Editorial: Can global water wars be contained?

Editorial: Can global water wars be contained?

Thursday, January 5, 2017

 World-Herald editorial

Look at just about any region of the world, and you’ll find heated disputes between countries or regions when it comes to sharing water.

Sometimes disagreements get violent. Consider what happened in India in September.

More than 15,000 law enforcement and security officers had to be deployed to quell large-scale rioting to protest a water-distribution order from the country’s Supreme Court. The court ordered the Indian state of Karnataka to share river water with downstream residents in a neighboring state.

Farmers in the two states depend on the water for irrigation, and severe shortages have raised the allocation stakes to a desperate level.

There are no easy solutions in some situations, but Nebraska has provided an important positive example in how it has worked with Colorado and Kansas in recent years to find agreement on managing the Republican River.

After years of disagreement, experts from the three states began serious negotiations in 2014. They settled a series of issues and ultimately worked out a long-term, mutually acceptable management plan signed by the three governors.

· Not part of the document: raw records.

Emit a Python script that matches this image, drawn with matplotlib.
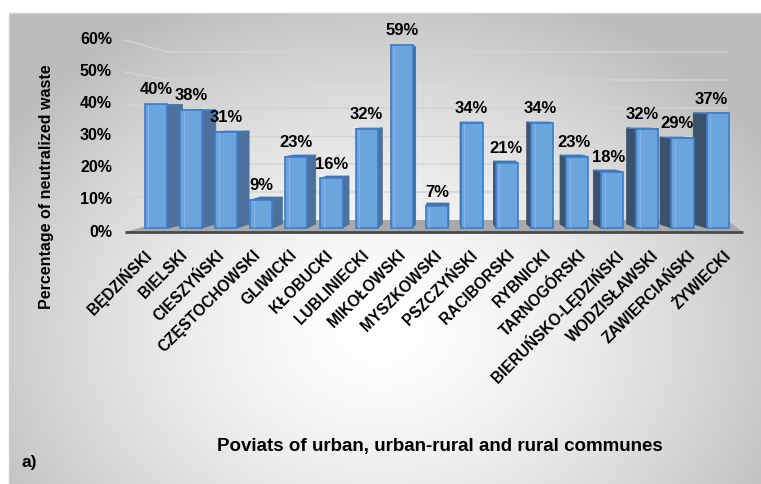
import numpy as np
import matplotlib
matplotlib.use("Agg")
import matplotlib.pyplot as plt
from matplotlib.patches import Polygon

plt.rcParams['font.family'] = ['Liberation Sans', 'DejaVu Sans']
plt.rcParams['font.weight'] = 'bold'

# --- data ---
poviats = ['BĘDZIŃSKI', 'BIELSKI', 'CIESZYŃSKI', 'CZĘSTOCHOWSKI', 'GLIWICKI',
           'KŁOBUCKI', 'LUBLINIECKI', 'MIKOŁOWSKI', 'MYSZKOWSKI', 'PSZCZYŃSKI',
           'RACIBORSKI', 'RYBNICKI', 'TARNOGÓRSKI', 'BIERUŃSKO-LĘDZIŃSKI',
           'WODZISŁAWSKI', 'ZAWIERCIAŃSKI', 'ŻYWIECKI']
share = [40, 38, 31, 9, 23, 16, 32, 59, 7, 34, 21, 34, 23, 18, 32, 29, 37]
yticks = [0, 10, 20, 30, 40, 50, 60]

W, H = 761, 484
fig = plt.figure(figsize=(W / 100, H / 100), dpi=100)

# --- background: radial grey gradient panel ---
bg = fig.add_axes([0, 0, 1, 1], zorder=-5)
yy, xx = np.mgrid[0:H, 0:W]
r = np.sqrt(((xx - 380) / 390.0) ** 2 + ((yy - 330) / 310.0) ** 2)
val = 1 - 0.21 * np.clip(r, 0, 1.15) ** 1.5
img = np.dstack([val, val, val])
img[:13, :, :] = 1.0
img[:, :9, :] = 1.0
bg.imshow(img, extent=(0, W, H, 0), aspect='auto', interpolation='bilinear')
bg.plot([9, 9, W], [H, 13, 13], color='#cfcfcf', lw=1)
bg.set_xlim(0, W)
bg.set_ylim(H, 0)
bg.axis('off')

# --- main axes, pixel mapping: x = 156 + 35.1*i, y = 228 - 3.1*v ---
px, py = 35.1, 3.1
ax = fig.add_axes([125 / W, (H - 236) / H, 620 / W, 206 / H])
ax.set_xlim((125 - 156) / px, (745 - 156) / px)
ax.set_ylim(-8 / py, 198 / py)
ax.axis('off')

def front(g):   # front edge of side wall
    return (-4 + 3.2 * g) / py

def back_wall(g):
    return (8 + 2.8 * g) / py

xf0, xf1 = (125 - 156) / px, (743 - 156) / px
xb0, xb1 = (167 - 156) / px, (727 - 156) / px

# gridlines (side wall + back wall)
for g in yticks[1:]:
    ax.plot([xf0, xb0, xb1], [front(g), back_wall(g), back_wall(g)],
            color='#d4d4d4', lw=1, zorder=1, clip_on=False)

# floor
ax.add_patch(Polygon([(xf0, front(0)), (xf1, front(0)), (xb1, back_wall(0)),
                      (xb0, back_wall(0))], closed=True,
                     facecolor='#a9a9a9', edgecolor='none', zorder=1))
ax.plot([xf0, xf1], [front(0) - 0.15, front(0) - 0.15], color='#4a4a4a',
        lw=2, zorder=1.5, solid_capstyle='butt')

# y tick labels
for g in yticks:
    ax.text((112 - 156) / px, front(g), f'{g}%', ha='right', va='center',
            fontsize=11.5, clip_on=False)

# bars
w = 0.315
def back_top(v):
    return (4 + 3.0 * v) / py

for i, v in enumerate(share):
    dx = 0.051 * (8.6 - i)
    vb, vb0 = back_top(v), back_top(0)
    if dx > 0:
        xe, side_col = i + w, '#4b719c'
    else:
        xe, side_col = i - w, '#3c526c'
    ax.add_patch(Polygon([(xe, 0), (xe, v), (xe + dx, vb), (xe + dx, vb0)],
                         closed=True, facecolor=side_col, edgecolor=side_col,
                         lw=0.6, zorder=2))
    ax.add_patch(Polygon([(i - w, v), (i + w, v), (i + w + dx, vb),
                          (i - w + dx, vb)], closed=True, facecolor='#4a6f96',
                         edgecolor='#3b7dc8', lw=0.6, zorder=2))
for i, v in enumerate(share):
    ax.bar(i, v, width=2 * w, color='#6ca4dd', edgecolor='#3b7dc8',
           linewidth=1.2, zorder=3)
    ax.plot([i - w + 0.1, i - w + 0.1], [0.3, v - 0.3], color='#85b5e6',
            lw=0.8, zorder=3.5)
    dx = 0.051 * (8.6 - i)
    ax.annotate(f'{v}%', (i + min(dx, 0) * 0.5, v), xytext=(0, 7),
                textcoords='offset points', ha='center', va='baseline',
                fontsize=12, zorder=4, annotation_clip=False)

# category labels (spread along the front edge of the floor)
for i, name in enumerate(poviats):
    ax.text(-0.2 + 1.033 * i, -17 / 206, name, transform=ax.get_xaxis_transform(),
            rotation=45, rotation_mode='anchor', ha='right', va='center',
            fontsize=11.2, clip_on=False)

fig.text(47 / W, 1 - 187 / H, 'Percentage of neutralized waste', rotation=90,
         ha='center', va='center', fontsize=11.5)
fig.text(440 / W, 1 - 446 / H, 'Poviats of urban, urban-rural and rural communes',
         ha='center', va='center', fontsize=13.5)
fig.text(22 / W, 1 - 462 / H, 'a)', ha='left', va='center', fontsize=12.5)

fig.savefig('out.png', dpi=100)
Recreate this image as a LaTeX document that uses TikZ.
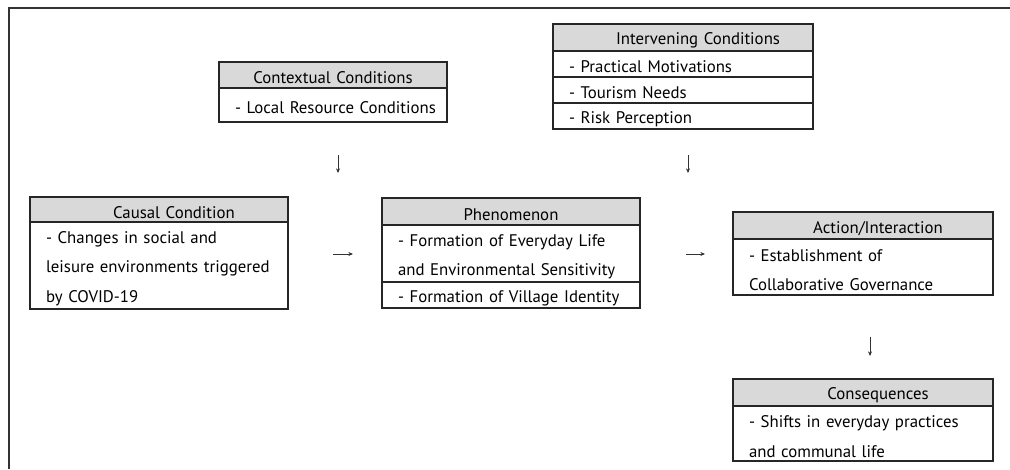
\documentclass[tikz,border=0pt]{standalone}
\usepackage{fontspec}
\setmainfont{PT Sans}[WordSpace=1.6]
\usetikzlibrary{positioning,arrows.meta}
\hyphenpenalty=10000
\exhyphenpenalty=10000

\tikzset{
  cell/.style={draw=black!85, line width=0.85pt, outer sep=0pt, inner xsep=12pt, inner ysep=0pt,
    font=\fontsize{12.6pt}{22pt}\selectfont, execute at begin node={\rule{0pt}{13.5pt}}},
  head/.style={cell, fill=black!15, align=center},
  row/.style={cell, align=left},
  flow/.style={-{Stealth[length=3.5pt,width=3pt]}, line width=0.45pt, black!80}
}

\begin{document}
\begin{tikzpicture}[x=0.75pt, y=-0.75pt]
    \useasboundingbox (0,0) rectangle (1010,469);

    % Frame (only top and left edges visible)
    \draw[line width=1pt, black!80] (9,469) -- (9,8) -- (1010,8);

    % Contextual conditions (top left)
    \node[head, anchor=north west, text width=147pt, minimum height=19.5pt] (ctx) at (219,62) {Contextual Conditions};
    \node[row, below=0pt of ctx, text width=147pt, minimum height=25.5pt] (ctx1) {\mbox{- Local Resource Conditions}};

    % Intervening conditions (top right)
    \node[head, anchor=north west, text width=171pt, minimum height=20.25pt] (int) at (553,24) {\hspace*{22.5pt}Intervening Conditions};
    \node[row, below=0pt of int, text width=171pt, minimum height=19.5pt] (int1) {- Practical Motivations};
    \node[row, below=0pt of int1, text width=171pt, minimum height=19.5pt] (int2) {- Tourism Needs};
    \node[row, below=0pt of int2, text width=171pt, minimum height=19.5pt] (int3) {- Risk Perception};

    % Causal condition (left)
    \node[head, anchor=north west, text width=169.5pt, minimum height=18.75pt] (cau) at (30,197) {\hspace*{22.5pt}Causal Condition};
    \node[row, below=0pt of cau, text width=169.5pt, minimum height=65.25pt] (cau1) {- Changes in social and\\leisure environments triggered\\by COVID-19};

    % Phenomenon (centre)
    \node[head, anchor=north west, text width=169.5pt, minimum height=20.25pt] (phe) at (382,198) {Phenomenon};
    \node[row, below=0pt of phe, text width=169.5pt, minimum height=42.75pt] (phe1) {- Formation of Everyday Life\\and Environmental Sensitivity};
    \node[row, below=0pt of phe1, text width=169.5pt, minimum height=19.5pt] (phe2) {- Formation of Village Identity};

    % Action/interaction (right)
    \node[head, anchor=north west, text width=171pt, minimum height=20.25pt] (act) at (733,212) {\hspace*{22.5pt}Action/Interaction};
    \node[row, below=0pt of act, text width=171pt, minimum height=42pt] (act1) {- Establishment of\\Collaborative Governance};

    % Consequences (bottom right)
    \node[head, anchor=north west, text width=171pt, minimum height=20.25pt] (con) at (733,379) {\hspace*{22.5pt}Consequences};
    \node[row, below=0pt of con, text width=171pt, minimum height=41.25pt] (con1) {- Shifts in everyday practices\\and communal life};

    % Small arrows between the boxes
    \coordinate (d1a) at (338,155); \coordinate (d1b) at (338,173);
    \coordinate (d2a) at (688,155); \coordinate (d2b) at (688,173);
    \coordinate (r1a) at (333,254); \coordinate (r1b) at (353,254);
    \coordinate (r2a) at (686,254); \coordinate (r2b) at (705,254);
    \coordinate (d3a) at (870,337); \coordinate (d3b) at (870,356);
    \draw[flow] (d1a) -- (d1b);
    \draw[flow] (d2a) -- (d2b);
    \draw[flow] (r1a) -- (r1b);
    \draw[flow] (r2a) -- (r2b);
    \draw[flow] (d3a) -- (d3b);
\end{tikzpicture}
\end{document}
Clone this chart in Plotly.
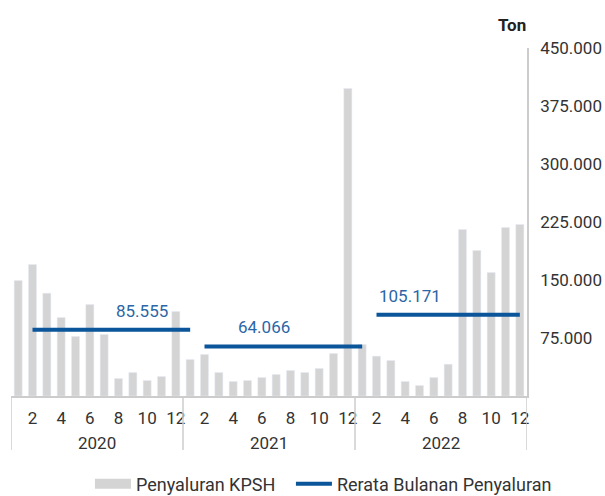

That’s a big contrast to some river disputes elsewhere in the country, especially two being handled by special masters who were appointed by the U.S. Supreme Court: Texas and New Mexico legal jousting involving the Rio Grande, and courtroom warring by Florida and Georgia over management of the Apalachicola River.

The special master in the Florida-Georgia case will soon announce his recommendations. The two states remained recalcitrant after he urged them to settle, warning them: “I can guarantee at least one of you will be unhappy with my recommendation and perhaps both of you. You can’t both be winners. But you can both be losers.”

That kind of realization has spurred California, Arizona and Nevada to pursue fruitful negotiation for Colorado River management, one of our country’s most complicated water-stress situations.

Oklahoma had good news this year with approval of an agreement resolving longstanding tensions pitting the Choctaw and Chickasaw tribes against Oklahoma City over municipal water diversions from a major lake in Indian country.

The international front provides some encouraging examples, too. A notable case is a multi-faceted U.S.-Canadian agreement involving the Great Lakes.

In many other situations, though, water disagreements spur ill will among countries when governments fail to resolve matters. That’s the situation involving the Nile River, with Egypt and Ethiopia at odds.

China provides a particular example. Its downstream neighbors, from India to the west and Vietnam to the east, are expressing concern as Beijing approves dams that reduce water flow southward.

The Japan Times newspaper reports that “re- engineering transboundary water flows is integral to China’s strategy to employ power, control and influence to fashion a strongly Sino-centric Asia. ... With as many as 18 downstream neighbors, China enjoys riparian dominance of a kind unmatched in the world.”

Water-distribution disputes around the globe come in many different forms. Tackling them can be complex and challenging.

Through cooperation with two of its neighbors on managing the Republican River, Nebraska sets a noteworthy example of the right way to achieve practical solutions.